The report recommends setting up a new independent Māori health authority that would advise the Health Minister on eradicating inequality in the system, identifying problems, developing and testing solutions.
But as it stands, the authority would then work with another new agency - Health NZ and DHBs - when it came to commissioning kaupapa Māori services.
Janice Kuka, managing director of Bay of Plenty Māori health provider Nga Mataapuna Oranga, told Checkpoint the proposed changes "never quite reached the mark."
She wants to see a a standalone Māori authority that commissions on behalf of Māori services, "for them, designed by them."
"We believe that if you want true equity and a better Treaty of Waitangi relationship, which in turn improves Māori health, it needs to be standalone.
"We realise there needs to be a direct relationship but it still falls under an advisory category. It still talks about supporting Māori workforce development, supporting Māori provider development programmes, advising alongside the new Health NZ structure.
"Where's the sovereignty? Because really we're still there helping other agencies make decisions that we are unable to make for ourselves.
"It's like the Crown again saying, 'help me to help you'. Same old line, but you're not involved in the final decision.

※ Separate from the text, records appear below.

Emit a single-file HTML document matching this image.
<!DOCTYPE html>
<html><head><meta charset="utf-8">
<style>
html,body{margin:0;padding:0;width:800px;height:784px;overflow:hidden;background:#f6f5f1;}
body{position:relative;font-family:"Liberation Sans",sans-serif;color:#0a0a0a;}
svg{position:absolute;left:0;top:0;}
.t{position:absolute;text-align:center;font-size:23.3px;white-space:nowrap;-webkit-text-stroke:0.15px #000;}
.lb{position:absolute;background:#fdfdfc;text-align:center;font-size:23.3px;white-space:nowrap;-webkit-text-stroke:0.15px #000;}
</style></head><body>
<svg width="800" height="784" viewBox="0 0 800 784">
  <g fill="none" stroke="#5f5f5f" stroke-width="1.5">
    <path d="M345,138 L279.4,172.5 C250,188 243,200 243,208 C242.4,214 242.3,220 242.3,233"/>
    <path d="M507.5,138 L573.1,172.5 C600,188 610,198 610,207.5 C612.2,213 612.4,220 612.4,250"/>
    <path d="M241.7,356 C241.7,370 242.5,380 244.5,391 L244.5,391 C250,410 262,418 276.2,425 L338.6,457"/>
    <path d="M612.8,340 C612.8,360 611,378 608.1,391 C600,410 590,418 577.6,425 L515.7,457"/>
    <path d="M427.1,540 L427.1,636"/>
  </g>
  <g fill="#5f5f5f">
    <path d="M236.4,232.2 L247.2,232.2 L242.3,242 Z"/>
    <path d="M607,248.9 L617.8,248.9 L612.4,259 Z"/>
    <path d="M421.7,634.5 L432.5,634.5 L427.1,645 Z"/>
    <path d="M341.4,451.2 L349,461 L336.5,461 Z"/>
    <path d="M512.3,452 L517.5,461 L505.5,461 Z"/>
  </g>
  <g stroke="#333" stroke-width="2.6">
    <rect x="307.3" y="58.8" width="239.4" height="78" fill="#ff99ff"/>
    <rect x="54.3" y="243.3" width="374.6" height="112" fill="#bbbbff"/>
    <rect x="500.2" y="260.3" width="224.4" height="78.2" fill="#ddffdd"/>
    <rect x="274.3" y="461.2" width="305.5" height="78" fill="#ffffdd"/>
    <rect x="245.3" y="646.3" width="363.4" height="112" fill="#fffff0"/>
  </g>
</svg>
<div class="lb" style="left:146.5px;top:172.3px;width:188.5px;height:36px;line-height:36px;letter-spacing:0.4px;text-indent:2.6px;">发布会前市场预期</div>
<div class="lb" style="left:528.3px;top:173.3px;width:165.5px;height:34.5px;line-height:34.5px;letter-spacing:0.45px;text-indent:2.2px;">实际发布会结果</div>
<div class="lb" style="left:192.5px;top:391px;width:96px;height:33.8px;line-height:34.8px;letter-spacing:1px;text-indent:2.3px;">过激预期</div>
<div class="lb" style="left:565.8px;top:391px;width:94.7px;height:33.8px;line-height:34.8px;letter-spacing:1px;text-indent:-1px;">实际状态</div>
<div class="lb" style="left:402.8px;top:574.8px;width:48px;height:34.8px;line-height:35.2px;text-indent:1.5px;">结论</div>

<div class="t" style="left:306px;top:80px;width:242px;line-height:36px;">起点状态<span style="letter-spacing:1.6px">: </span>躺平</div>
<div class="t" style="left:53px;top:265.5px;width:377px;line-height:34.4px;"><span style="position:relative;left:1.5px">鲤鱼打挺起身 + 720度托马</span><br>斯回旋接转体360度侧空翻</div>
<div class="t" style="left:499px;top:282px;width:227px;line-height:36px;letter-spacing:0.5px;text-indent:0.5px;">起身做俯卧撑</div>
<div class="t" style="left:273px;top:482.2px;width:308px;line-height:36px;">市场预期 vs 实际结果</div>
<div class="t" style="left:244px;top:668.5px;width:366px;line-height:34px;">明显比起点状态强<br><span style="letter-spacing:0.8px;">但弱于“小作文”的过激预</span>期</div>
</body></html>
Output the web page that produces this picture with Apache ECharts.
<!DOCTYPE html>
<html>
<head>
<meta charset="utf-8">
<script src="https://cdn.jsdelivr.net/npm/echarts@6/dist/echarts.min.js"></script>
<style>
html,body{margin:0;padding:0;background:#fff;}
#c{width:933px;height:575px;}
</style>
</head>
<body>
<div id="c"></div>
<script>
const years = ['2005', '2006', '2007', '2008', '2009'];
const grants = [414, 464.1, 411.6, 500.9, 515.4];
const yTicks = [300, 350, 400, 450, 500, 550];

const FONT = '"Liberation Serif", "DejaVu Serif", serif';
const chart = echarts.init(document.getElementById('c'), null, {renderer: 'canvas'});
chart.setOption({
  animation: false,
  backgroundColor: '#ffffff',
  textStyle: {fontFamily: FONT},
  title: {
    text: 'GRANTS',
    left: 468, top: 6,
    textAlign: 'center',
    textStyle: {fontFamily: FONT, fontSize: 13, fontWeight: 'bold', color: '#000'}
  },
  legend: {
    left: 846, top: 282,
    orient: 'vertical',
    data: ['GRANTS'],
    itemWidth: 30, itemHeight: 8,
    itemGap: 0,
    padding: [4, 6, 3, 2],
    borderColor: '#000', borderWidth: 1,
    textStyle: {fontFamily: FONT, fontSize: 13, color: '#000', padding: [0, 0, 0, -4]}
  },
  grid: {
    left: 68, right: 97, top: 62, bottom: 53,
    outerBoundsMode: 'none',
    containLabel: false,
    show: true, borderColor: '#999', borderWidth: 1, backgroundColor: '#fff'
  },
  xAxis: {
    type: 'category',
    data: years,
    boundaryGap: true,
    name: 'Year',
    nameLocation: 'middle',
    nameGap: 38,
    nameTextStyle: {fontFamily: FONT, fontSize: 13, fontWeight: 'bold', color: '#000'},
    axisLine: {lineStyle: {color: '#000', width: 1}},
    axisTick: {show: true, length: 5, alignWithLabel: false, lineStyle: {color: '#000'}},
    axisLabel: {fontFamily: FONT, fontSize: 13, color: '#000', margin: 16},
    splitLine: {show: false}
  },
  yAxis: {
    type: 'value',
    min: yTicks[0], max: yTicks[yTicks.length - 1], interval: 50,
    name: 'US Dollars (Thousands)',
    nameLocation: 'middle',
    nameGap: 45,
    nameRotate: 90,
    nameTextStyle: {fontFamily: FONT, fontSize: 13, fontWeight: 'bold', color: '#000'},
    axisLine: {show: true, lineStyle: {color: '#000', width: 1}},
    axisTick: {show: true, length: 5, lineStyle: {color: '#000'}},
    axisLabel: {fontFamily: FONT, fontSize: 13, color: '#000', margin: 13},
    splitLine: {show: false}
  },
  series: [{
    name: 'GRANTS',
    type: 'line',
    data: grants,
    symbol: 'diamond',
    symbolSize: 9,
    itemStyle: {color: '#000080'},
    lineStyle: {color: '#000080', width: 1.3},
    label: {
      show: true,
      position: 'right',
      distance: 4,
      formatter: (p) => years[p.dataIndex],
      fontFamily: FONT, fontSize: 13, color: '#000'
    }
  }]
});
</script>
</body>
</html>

"It's limited, has a limited budget. It should have gone further."
Kuka said the question around health for Māori needs to be asked: "What are the solutions for Māori? Quite often we rush off too quickly to look at medical treatment without taking time to say what is best for this individual who presents continuously at our clinics, then in turn what embeds good health for them as a whānau.

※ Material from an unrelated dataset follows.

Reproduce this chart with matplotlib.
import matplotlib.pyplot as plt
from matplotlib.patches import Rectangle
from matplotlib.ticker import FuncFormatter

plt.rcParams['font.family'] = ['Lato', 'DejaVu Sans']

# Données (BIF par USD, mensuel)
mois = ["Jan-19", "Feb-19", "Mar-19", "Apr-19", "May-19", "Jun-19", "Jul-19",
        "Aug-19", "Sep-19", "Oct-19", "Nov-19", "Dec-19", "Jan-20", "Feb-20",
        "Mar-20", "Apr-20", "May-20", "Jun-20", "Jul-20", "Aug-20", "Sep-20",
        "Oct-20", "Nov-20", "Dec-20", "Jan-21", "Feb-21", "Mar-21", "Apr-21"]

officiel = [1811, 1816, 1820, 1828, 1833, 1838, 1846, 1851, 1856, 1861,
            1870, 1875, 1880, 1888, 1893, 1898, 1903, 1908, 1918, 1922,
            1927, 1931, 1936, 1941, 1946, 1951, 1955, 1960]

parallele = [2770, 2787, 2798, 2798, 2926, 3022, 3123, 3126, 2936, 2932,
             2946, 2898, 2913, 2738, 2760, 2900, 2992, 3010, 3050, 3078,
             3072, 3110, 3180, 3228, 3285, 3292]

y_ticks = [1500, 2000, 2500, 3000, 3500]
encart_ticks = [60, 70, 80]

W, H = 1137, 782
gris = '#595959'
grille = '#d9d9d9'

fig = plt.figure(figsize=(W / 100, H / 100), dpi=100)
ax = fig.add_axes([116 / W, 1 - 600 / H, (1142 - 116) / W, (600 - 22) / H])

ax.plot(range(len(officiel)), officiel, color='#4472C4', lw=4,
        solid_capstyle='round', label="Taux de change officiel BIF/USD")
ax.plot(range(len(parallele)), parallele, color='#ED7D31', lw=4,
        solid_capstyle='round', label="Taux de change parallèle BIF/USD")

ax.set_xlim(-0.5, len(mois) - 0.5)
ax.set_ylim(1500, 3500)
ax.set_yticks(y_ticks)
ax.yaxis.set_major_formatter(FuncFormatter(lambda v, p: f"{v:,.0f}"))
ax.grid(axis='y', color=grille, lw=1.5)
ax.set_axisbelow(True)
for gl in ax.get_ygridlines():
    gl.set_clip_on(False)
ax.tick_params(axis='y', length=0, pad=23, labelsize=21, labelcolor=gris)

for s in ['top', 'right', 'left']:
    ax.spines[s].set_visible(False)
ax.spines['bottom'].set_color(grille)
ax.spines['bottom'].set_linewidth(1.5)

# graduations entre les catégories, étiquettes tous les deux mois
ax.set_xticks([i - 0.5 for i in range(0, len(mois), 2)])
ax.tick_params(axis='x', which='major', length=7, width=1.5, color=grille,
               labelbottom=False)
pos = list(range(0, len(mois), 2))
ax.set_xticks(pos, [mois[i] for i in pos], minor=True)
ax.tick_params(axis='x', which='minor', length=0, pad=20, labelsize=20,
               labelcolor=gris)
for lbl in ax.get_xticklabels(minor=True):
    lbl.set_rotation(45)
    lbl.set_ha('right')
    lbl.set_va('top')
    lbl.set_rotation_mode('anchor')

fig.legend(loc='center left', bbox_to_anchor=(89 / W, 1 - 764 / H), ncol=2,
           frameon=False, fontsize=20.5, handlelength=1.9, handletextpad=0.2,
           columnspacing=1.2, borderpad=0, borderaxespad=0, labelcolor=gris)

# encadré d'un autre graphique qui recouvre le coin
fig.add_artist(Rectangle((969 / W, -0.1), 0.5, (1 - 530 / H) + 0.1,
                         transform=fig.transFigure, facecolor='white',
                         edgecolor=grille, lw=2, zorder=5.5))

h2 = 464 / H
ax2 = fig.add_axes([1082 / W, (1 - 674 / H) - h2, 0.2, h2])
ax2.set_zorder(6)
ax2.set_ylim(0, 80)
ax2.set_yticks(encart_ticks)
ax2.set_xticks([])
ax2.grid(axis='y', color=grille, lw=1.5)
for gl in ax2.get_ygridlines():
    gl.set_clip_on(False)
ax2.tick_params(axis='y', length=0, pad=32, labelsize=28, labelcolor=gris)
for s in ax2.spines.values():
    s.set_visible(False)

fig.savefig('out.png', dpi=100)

"They need to see the framework, the services framed in a culture they understand. They need to understand we have a different way of speaking. Right now we have GP clinics, but when the Māori whānau comes out of visiting a nurse or doctor, [they can have] a totally different view of what the doctor said. So it's cultural.
That doesn't mean only Māori can treat Māori, she said. "We call it kaupapa - the cultural nuances so they understand the dos and don'ts of communicating with Māori.
"There's more involved in just giving medication or making sure you can get an appointment."
She thinks the biggest threat to Māori health is "not allowing us to move through to our own solutions and keeping us bound to a model that is so outdated, that doesn't work anymore, and not allowing us to say we can do it.
"I've been in health for 30-odd years now, seen I don't know how many different types of configurations of health. And it's the same thing, we tend to tinker. In some ways this is a higher level of tinkering, getting nearer where we probably want to go. Starting to agree with us on what makes us unwell.
"But unfortunately they never then hand us the power to say, and this is the solution to us getting equity and improving our health."